After a year on the living room hide-a-bed, I was ready to leave home. What I wasn't ready for was a tight dorm room with three other girls and a bathroom down the hall. Despite coming from a large family, life on fifteen acres of undeveloped land allowed for loads of personal space. I felt simultaneously suffocated and lost in my first dorm room on an upper floor of a tall, concrete block building. And let's admit it, I was painfully awkward. Making friends was terror. I wanted escape. I needed space and quiet. It was 1972. Despite overcrowding, freshmen were required to live on campus. Still, by the end of my first quarter I was searching for alternatives.
There were two other dorm buildings on campus at my small
Jesuit university. The first the was male equivalent of my dorm; the second
housed an odd assortment including an English language school (both classrooms
and dorms), deaf students attending a neighboring community college, and upper
class university students - male only. I wanted one of those rooms.
I climbed the ladder of university authority getting
increasingly abrupt refusals. That's when I made an appointment with the
director of the English language school who was more than happy to rent me a
room. I suppose he figured having a native speaker living amongst his international
students could be good for marketing. I moved into a private room mid-freshman
year.
My mistake was in telling any of my classmates where I lived.

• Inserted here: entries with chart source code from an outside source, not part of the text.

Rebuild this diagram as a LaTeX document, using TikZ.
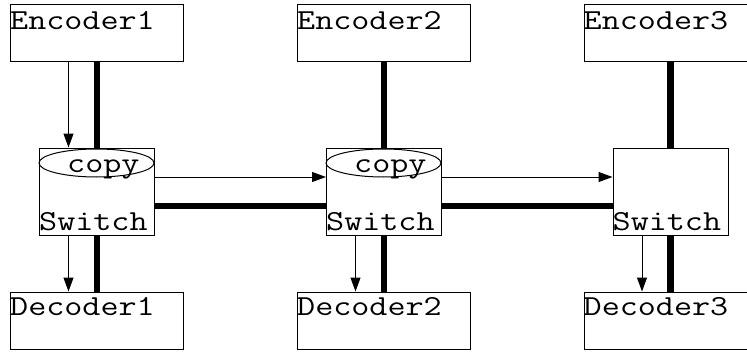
\documentclass[tikz,border=0pt]{standalone}
\usepackage{fontspec}
\usepackage{graphicx}
\usetikzlibrary{arrows.meta,shapes.geometric}

% serif typewriter face, widened to a Courier-like advance
\newcommand{\labelfont}{\ttfamily\fontsize{29}{35}\selectfont}
\newcommand{\wide}[1]{\scalebox{1.21}[1]{#1}}

\tikzset{
  unitbox/.style={draw, line width=1pt, fill=white, rectangle, inner sep=0pt,
                  minimum width=173pt, minimum height=57pt},
  switchbox/.style={draw, line width=1pt, fill=white, rectangle, inner sep=0pt,
                    minimum width=115pt, minimum height=87pt},
  copyell/.style={draw, line width=1pt, ellipse, inner sep=0pt,
                  minimum width=115pt, minimum height=28pt},
  lbl/.style={inner sep=0pt, font=\labelfont},
  bus/.style={line width=6.5pt},
  feed/.style={line width=1pt, -{Triangle[length=14pt,width=10pt]}},
}

\begin{document}
\begin{tikzpicture}[x=1pt, y=-1pt]
  \useasboundingbox (0,0) rectangle (747,353);
  \clip (0,0) rectangle (747,353);

  % encoders, switches and decoders, one column per channel
  \foreach \i/\x in {1/97, 2/384, 3/670.5} {
    \node[unitbox]   (enc\i) at (\x,33.5)  {};
    \node[switchbox] (sw\i)  at (\x,191.5) {};
    \node[unitbox]   (dec\i) at (\x,320.5) {};
  }

  % thick buses
  \foreach \i in {1,2,3} {
    \draw[bus] (enc\i.south) -- (sw\i.north);
    \draw[bus] (sw\i.south) -- (dec\i.north);
  }
  \draw[bus] ([yshift=-14.5pt]sw1.east) -- ([yshift=-14.5pt]sw2.west);
  \draw[bus] ([yshift=-14.5pt]sw2.east) -- ([yshift=-14.5pt]sw3.west);

  % copy stages inside the first two switches
  \node[copyell] (cp1) at (96.5,163) {};
  \node[copyell] (cp2) at (383.5,163) {};

  % labels
  \foreach \i in {1,2,3} {
    \node[lbl, anchor=base west] (enc\i t) at ([yshift=-25pt]enc\i.north west) {\wide{Encoder\i}};
    \node[lbl, anchor=base west] (dec\i t) at ([yshift=-24pt]dec\i.north west) {\wide{Decoder\i}};
    \node[lbl, anchor=base west] (sw\i t)  at ([yshift=5pt]sw\i.south west) {\wide{Switch}};
  }
  \node[lbl, anchor=base west] (cp1t) at ([xshift=28pt,yshift=-25pt]sw1.north west) {\wide{copy}};
  \node[lbl, anchor=base west] (cp2t) at ([xshift=28pt,yshift=-25pt]sw2.north west) {\wide{copy}};

  % thin data paths
  \draw[feed] ([xshift=-28.5pt]enc1.south -| sw1.north) -- ([xshift=-28.5pt]sw1.north);
  \foreach \i in {1,2,3} {
    \draw[feed] ([xshift=-28.5pt]sw\i.south) -- ([xshift=-28.5pt]sw\i.south |- dec\i.north);
  }
  \draw[feed] ([yshift=14.5pt]sw1.east) -- ([yshift=14.5pt]sw2.west);
  \draw[feed] ([yshift=14.5pt]sw2.east) -- ([yshift=14.5pt]sw3.west);
\end{tikzpicture}
\end{document}
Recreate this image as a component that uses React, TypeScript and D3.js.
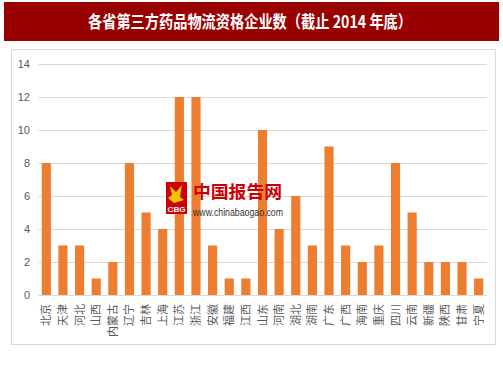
import React from "react";
import * as d3 from "d3";

const provinces = ["北京","天津","河北","山西","内蒙古","辽宁","吉林","上海","江苏","浙江","安徽","福建","江西","山东","河南","湖北","湖南","广东","广西","海南","重庆","四川","云南","新疆","陕西","甘肃","宁夏"];
const counts = [8,3,3,1,2,8,5,4,12,12,3,1,1,10,4,6,3,9,3,2,3,8,5,2,2,2,1];
const yTicks = [0,2,4,6,8,10,12,14];
const title = "各省第三方药品物流资格企业数（截止 2014 年底）";

export default function App() {
  const W = 503, H = 378;
  const x = d3.scaleBand<string>().domain(provinces).range([38, 487]).paddingInner(0.45).paddingOuter(0.225);
  const y = d3.scaleLinear().domain([0, 14]).range([295, 64]);
  const font = "'Noto Sans CJK SC', 'Liberation Sans', sans-serif";
  return (
    <svg width={W} height={H} style={{ position: "absolute", left: 0, top: 0, background: "#fff" }}>
      <rect x={4} y={2} width={495} height={39} fill="#990000" />
      <text x={88} y={28} fill="#fff" fontSize={17} fontWeight="bold" fontFamily={font} textLength={324} lengthAdjust="spacingAndGlyphs">{title}</text>
      <rect x={11.5} y={49.5} width={484} height={295} fill="#fff" stroke="#d9d9d9" strokeWidth={1} />
      {yTicks.map(t => (
        <g key={t}>
          <line x1={38} x2={487} y1={Math.round(y(t)) + 0.5} y2={Math.round(y(t)) + 0.5} stroke="#d9d9d9" strokeWidth={1} />
          <text x={30} y={y(t) + 4} textAnchor="end" fontSize={11} fill="#595959" fontFamily="'Liberation Sans', sans-serif">{t}</text>
        </g>
      ))}
      {provinces.map((p, i) => (
        <rect key={p} x={x(p)} y={y(counts[i])} width={x.bandwidth()} height={y(0) - y(counts[i])} fill="#ed7d31" />
      ))}
      {provinces.map(p => {
        const cx = (x(p) as number) + x.bandwidth() / 2;
        return (
          <text key={p} transform={`translate(${cx + 4},${304}) rotate(-90)`} textAnchor="end" fontSize={11} fill="#595959" fontFamily={font}>{p}</text>
        );
      })}
      <g>
        <rect x={166} y={182} width={21} height={32} fill="#cc0000" />
        <path d="M170,186 L176,192 L182,185 L180,197 L184,200 L174,203 L168,198 L172,195 Z" fill="#f5c400" />
        <text x={176.5} y={212} textAnchor="middle" fontSize={8} fontWeight="bold" fill="#fff" fontFamily="'Liberation Sans', sans-serif">CBG</text>
        <text x={193} y={198} fontSize={17.5} fontWeight="bold" fill="#cc0000" fontFamily={font} textLength={89} lengthAdjust="spacingAndGlyphs">中国报告网</text>
        <text x={193} y={216} fontSize={10.5} fill="#333" fontFamily="'Liberation Sans', sans-serif" textLength={90} lengthAdjust="spacingAndGlyphs">www.chinabaogao.com</text>
      </g>
    </svg>
  );
}
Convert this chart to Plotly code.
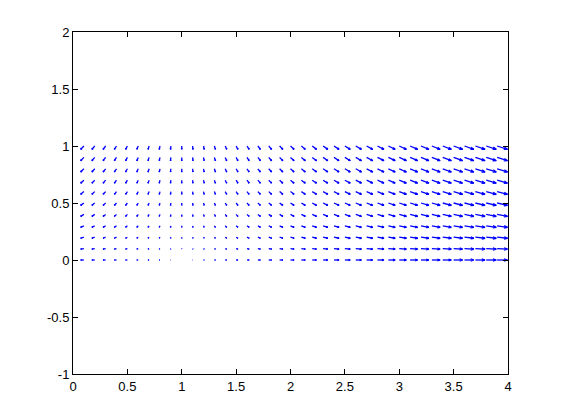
import plotly.graph_objects as go

# grid positions (data units)
x_vals = [0.1, 0.2, 0.3, 0.4, 0.5, 0.6, 0.7, 0.8, 0.9, 1.0,
          1.1, 1.2, 1.3, 1.4, 1.5, 1.6, 1.7, 1.8, 1.9, 2.0,
          2.1, 2.2, 2.3, 2.4, 2.5, 2.6, 2.7, 2.8, 2.9, 3.0,
          3.1, 3.2, 3.3, 3.4, 3.5, 3.6, 3.7, 3.8, 3.9, 4.0]
y_vals = [0.0, 0.1, 0.2, 0.3, 0.4, 0.5, 0.6, 0.7, 0.8, 0.9, 1.0]

# horizontal component, estimated per column (same in every row)
u_by_column = [-0.9, -0.8, -0.7, -0.6, -0.5, -0.4, -0.3, -0.2, -0.1, 0.0,
               0.1, 0.2, 0.3, 0.4, 0.5, 0.6, 0.7, 0.8, 0.9, 1.0,
               1.1, 1.2, 1.3, 1.4, 1.5, 1.6, 1.7, 1.8, 1.9, 2.0,
               2.1, 2.2, 2.3, 2.4, 2.5, 2.6, 2.7, 2.8, 2.9, 3.0]
# vertical component, estimated per row (same in every column)
v_by_row = [0.0, -0.14, -0.28, -0.41, -0.53, -0.63, -0.72, -0.79, -0.85, -0.88, -0.9]

# arrows scaled so the longest shafts nearly span one grid cell (as in the reference)
maxmag = 0.0
for u in u_by_column:
    for v in v_by_row:
        maxmag = max(maxmag, (u * u + v * v) ** 0.5)
scale = 0.103 / maxmag

alpha, beta = 0.33, 0.33
eps = 1e-12
sx, sy, hx, hy = [], [], [], []
for i, y in enumerate(y_vals):
    for j, x in enumerate(x_vals):
        u = u_by_column[j] * scale
        v = v_by_row[i] * scale
        sx += [x, x + u, None]
        sy += [y, y + v, None]
        hx += [x + u - alpha * (u + beta * (v + eps)), x + u,
               x + u - alpha * (u - beta * (v + eps)), None]
        hy += [y + v - alpha * (v - beta * (u + eps)), y + v,
               y + v - alpha * (v + beta * (u + eps)), None]

fig = go.Figure()
fig.add_trace(go.Scatter(x=sx, y=sy, mode="lines", line=dict(color="#0000ff", width=1.3),
                         hoverinfo="skip", showlegend=False))
fig.add_trace(go.Scatter(x=hx, y=hy, mode="lines", line=dict(color="#0000ff", width=1.3),
                         hoverinfo="skip", showlegend=False))

xt = [0, 0.5, 1, 1.5, 2, 2.5, 3, 3.5, 4]
xtl = ["0", "0.5", "1", "1.5", "2", "2.5", "3", "3.5", "4"]
yt = [-1, -0.5, 0, 0.5, 1, 1.5, 2]
ytl = ["-1", "-0.5", "0", "0.5", "1", "1.5", "2"]

axis_common = dict(showline=True, linecolor="black", linewidth=1, mirror="allticks",
                   ticks="inside", ticklen=5, tickcolor="black", tickwidth=1,
                   showgrid=False, zeroline=False)
fig.update_layout(
    width=561, height=420,
    margin=dict(l=65, r=61, t=24, b=54),
    paper_bgcolor="white", plot_bgcolor="white",
    font=dict(family="Liberation Sans, Arial, sans-serif", size=13, color="black"),
    xaxis=dict(range=[0, 4], tickvals=xt, ticktext=xtl, **axis_common),
    yaxis=dict(range=[-1, 2], tickvals=yt, ticktext=ytl, **axis_common),
)
fig.write_html("out.html")
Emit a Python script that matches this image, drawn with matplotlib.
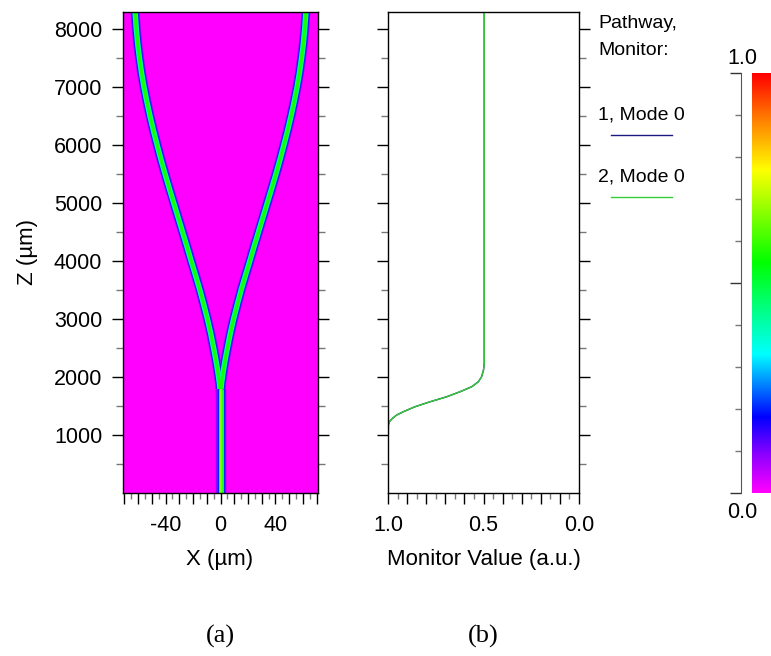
# Y-branch beam propagation: field map (a), monitor values (b), colour scale

import numpy as np
import matplotlib
matplotlib.use('Agg')
import matplotlib.pyplot as plt
from matplotlib.colors import LinearSegmentedColormap
from matplotlib.lines import Line2D

plt.rcParams['font.family'] = ['Liberation Sans', 'DejaVu Sans']

# waveguide path, z in um, x in um
trunk_z = [0, 1800]
trunk_x = [0, 0]
branch_z = [1700, 1900, 2100, 2300, 2500, 2750, 3000, 3250, 3500, 3750, 4000,
            4250, 4500, 4750, 5000, 5250, 5500, 5750, 6000, 6250, 6500, 6750,
            7000, 7250, 7500, 7750, 8000, 8300]
branch_right_x = [0, 0.8, 2.0, 3.4, 5.0, 7.1, 9.5, 12.2, 15.0, 18.1, 21.3,
                  24.4, 27.6, 30.8, 34.0, 37.2, 40.3, 43.3, 46.1, 48.8, 51.3,
                  53.6, 55.7, 57.5, 59.0, 60.3, 61.3, 62.2]
branch_left_x = [0, -0.8, -2.0, -3.4, -5.0, -7.1, -9.5, -12.2, -15.0, -18.1,
                 -21.3, -24.4, -27.6, -30.8, -34.0, -37.2, -40.3, -43.3, -46.1,
                 -48.8, -51.3, -53.6, -55.7, -57.5, -59.0, -60.3, -61.3, -62.2]

# monitor values
monitor_z = [0, 1172, 1230, 1287, 1345, 1402, 1488, 1574, 1660, 1747, 1833,
             1919, 2006, 2121, 2236, 2500, 8300]
monitor_1 = [1.0, 0.998, 0.993, 0.977, 0.955, 0.92, 0.859, 0.78, 0.693, 0.623,
             0.562, 0.527, 0.51, 0.5, 0.496, 0.496, 0.496]
monitor_2 = [1.0, 0.998, 0.993, 0.977, 0.955, 0.92, 0.859, 0.78, 0.693, 0.623,
             0.562, 0.527, 0.51, 0.5, 0.496, 0.496, 0.496]

z_ticks = [1000, 2000, 3000, 4000, 5000, 6000, 7000, 8000]
z_minor = [500, 1500, 2500, 3500, 4500, 5500, 6500, 7500]
x_labels = {-40: '-40', 0: '0', 40: '40'}
mon_labels = {1.0: '1.0', 0.5: '0.5', 0.0: '0.0'}

rainbow = LinearSegmentedColormap.from_list('bpm', [
    (0.0, (1, 0, 1)), (0.09, (0.55, 0, 1)), (0.18, (0, 0, 1)),
    (0.33, (0, 1, 1)), (0.55, (0, 1, 0)), (0.77, (1, 1, 0)),
    (0.89, (1, 0.5, 0)), (1.0, (1, 0, 0))])

W, H = 771, 656
fig = plt.figure(figsize=(W / 100, H / 100), dpi=100)


def box(x0, y0, x1, y1):
    return [x0 / W, 1 - y1 / H, (x1 - x0) / W, (y1 - y0) / H]


def z_axis(ax):
    ax.set_ylim(0, 8300)
    ax.set_yticks(z_ticks)
    ax.set_yticks(z_minor, minor=True)
    ax.tick_params(axis='y', which='both', left=True, right=True, direction='out')
    ax.tick_params(axis='y', which='major', length=8, width=1)
    ax.tick_params(axis='y', which='minor', length=5, width=1, color='#777777')
    for s in ax.spines.values():
        s.set_linewidth(1)


# (a) field map
ax_a = fig.add_axes(box(123, 12, 318, 493))
ax_a.set_facecolor(rainbow(0.0))
ax_a.set_xlim(-71, 71)
z_axis(ax_a)
ax_a.set_yticklabels([str(z) for z in z_ticks], fontsize=15.5)
ax_a.tick_params(axis='y', pad=7)

paths = [(branch_left_x, branch_z), (branch_right_x, branch_z)]
for lw, lev in [(6.5, 0.09), (5.2, 0.2), (3.9, 0.4), (2.4, 0.57)]:
    for px, pz in paths:
        ax_a.plot(px, pz, color=rainbow(lev), lw=lw, solid_capstyle='butt',
                  solid_joinstyle='round')
for lw, lev in [(7.5, 0.09), (5.0, 0.2), (3.6, 0.5), (1.7, 0.66), (0.8, 0.84)]:
    ax_a.plot(trunk_x, trunk_z, color=rainbow(lev), lw=lw, solid_capstyle='butt')

ax_a.set_xticks(np.arange(-70, 71, 10))
ax_a.set_xticks(np.arange(-65, 70, 10), minor=True)
ax_a.set_xticklabels([x_labels.get(int(v), '') for v in np.arange(-70, 71, 10)],
                     fontsize=15.5)
ax_a.tick_params(axis='x', which='major', length=8, width=1, direction='out', pad=8)
ax_a.tick_params(axis='x', which='minor', length=4.5, width=1, direction='out',
                 color='#777777')

# (b) monitor values
ax_b = fig.add_axes(box(388, 12, 579, 493))
ax_b.plot(monitor_1, monitor_z, color='#1a1a80', lw=1)
ax_b.plot(monitor_2, monitor_z, color='#33cc33', lw=1)
ax_b.set_xlim(1.0, 0.0)
z_axis(ax_b)
ax_b.set_yticklabels([])
ax_b.set_xticks(np.round(np.arange(0, 1.01, 0.1), 2))
ax_b.set_xticks(np.round(np.arange(0.05, 1.0, 0.1), 2), minor=True)
ax_b.set_xticklabels([mon_labels.get(round(v, 1), '') for v in np.arange(0, 1.01, 0.1)],
                     fontsize=15.5)
ax_b.tick_params(axis='x', which='major', length=8, width=1, direction='out', pad=8)
ax_b.tick_params(axis='x', which='minor', length=4.5, width=1, direction='out',
                 color='#777777')

# colour scale
ax_c = fig.add_axes(box(741, 73, 790, 493))
ax_c.imshow(np.linspace(0, 1, 256).reshape(-1, 1), cmap=rainbow, origin='lower',
            aspect='auto', extent=[11, 49, 0, 1])
ax_c.set_xlim(0, 49)
ax_c.set_ylim(0, 1)
for side in ['top', 'right', 'bottom']:
    ax_c.spines[side].set_visible(False)
ax_c.spines['left'].set_color('#555555')
ax_c.set_xticks([])
ax_c.set_yticks([0, 0.5, 1])
ax_c.set_yticks([0.1, 0.2, 0.3, 0.4, 0.6, 0.7, 0.8, 0.9], minor=True)
ax_c.set_yticklabels([])
ax_c.tick_params(axis='y', which='major', length=8, width=1, color='#333333')
ax_c.tick_params(axis='y', which='minor', length=4, width=1, color='#777777')

# texts
fig.text(742 / W, 1 - 58 / H, '1.0', ha='center', va='center', fontsize=15.5)
fig.text(742 / W, 1 - 512 / H, '0.0', ha='center', va='center', fontsize=15.5)
fig.text(27 / W, 1 - 252 / H, 'Z (µm)', rotation=90, ha='center', va='center',
         fontsize=16)
fig.text(220 / W, 1 - 560 / H, 'X (µm)', ha='center', va='center', fontsize=16)
fig.text(483.5 / W, 1 - 560 / H, 'Monitor Value (a.u.)', ha='center', va='center',
         fontsize=16)
fig.text(220 / W, 1 - 636 / H, '(a)', ha='center', va='center', fontsize=19,
         family='Liberation Serif')
fig.text(483.5 / W, 1 - 636 / H, '(b)', ha='center', va='center', fontsize=19,
         family='Liberation Serif')

# legend
fig.text(598 / W, 1 - 28 / H, 'Pathway,', ha='left', va='baseline', fontsize=14)
fig.text(598 / W, 1 - 55 / H, 'Monitor:', ha='left', va='baseline', fontsize=14)
fig.text(598 / W, 1 - 119 / H, '1, Mode 0', ha='left', va='baseline', fontsize=14)
fig.text(598 / W, 1 - 182 / H, '2, Mode 0', ha='left', va='baseline', fontsize=14)
fig.add_artist(Line2D([611 / W, 672 / W], [1 - 135 / H, 1 - 135 / H],
                      color='#1a1a80', lw=1))
fig.add_artist(Line2D([611 / W, 672 / W], [1 - 197 / H, 1 - 197 / H],
                      color='#33cc33', lw=1))

fig.savefig('out.png', dpi=100)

Somehow word reached a campus reporter, and the next thing I knew I was back in
the director's office. The university had threatened to terminate the language
school lease if they continued to rent to me. Fortunately, the director saw the
absurdity of keeping empty dorms at an overcrowded urban university, and he
found the perfect solution: he offered me a job. I lived rent-free as a
Resident Assistant for the remainder of my two year stint at that university.
My strongest memory? The screams. I remember a week of
dreadful, bloodcurdling screams. It was before my official role as Resident Assistant
had begun. I was still an anonymous American co-ed living in a single room on a
floor of tiny dorm rooms full of international students from around the world.
Some came for a few months of English before extended travels around the United
States. Others had plans to enter American universities. And still others were
part of the first wave of Vietnamese refugees, those with sufficient funds or
connections to the United States military, who managed to escape before the
fall of Saigon in 1975.
She was a young Vietnamese woman, so petite at first glance I
thought she was a child. Only after years of working with refugees and
immigrants did I comprehend the horror behind those endless nights of screaming
and crying. I offered nothing more than a passing smile in the long hallway.
Then, she disappeared.
The year and a half I spent in that world of international
students and ESL instruction opened my eyes to a new reality. I continued
attending classes but no longer worried about fitting into the private Catholic
university scene that felt more alien to me than the worlds of my new
floor-mates. But beyond the dorm and the insular campus, the Vietnam War
continued to rage, the country was on fire, and I was ready to move on.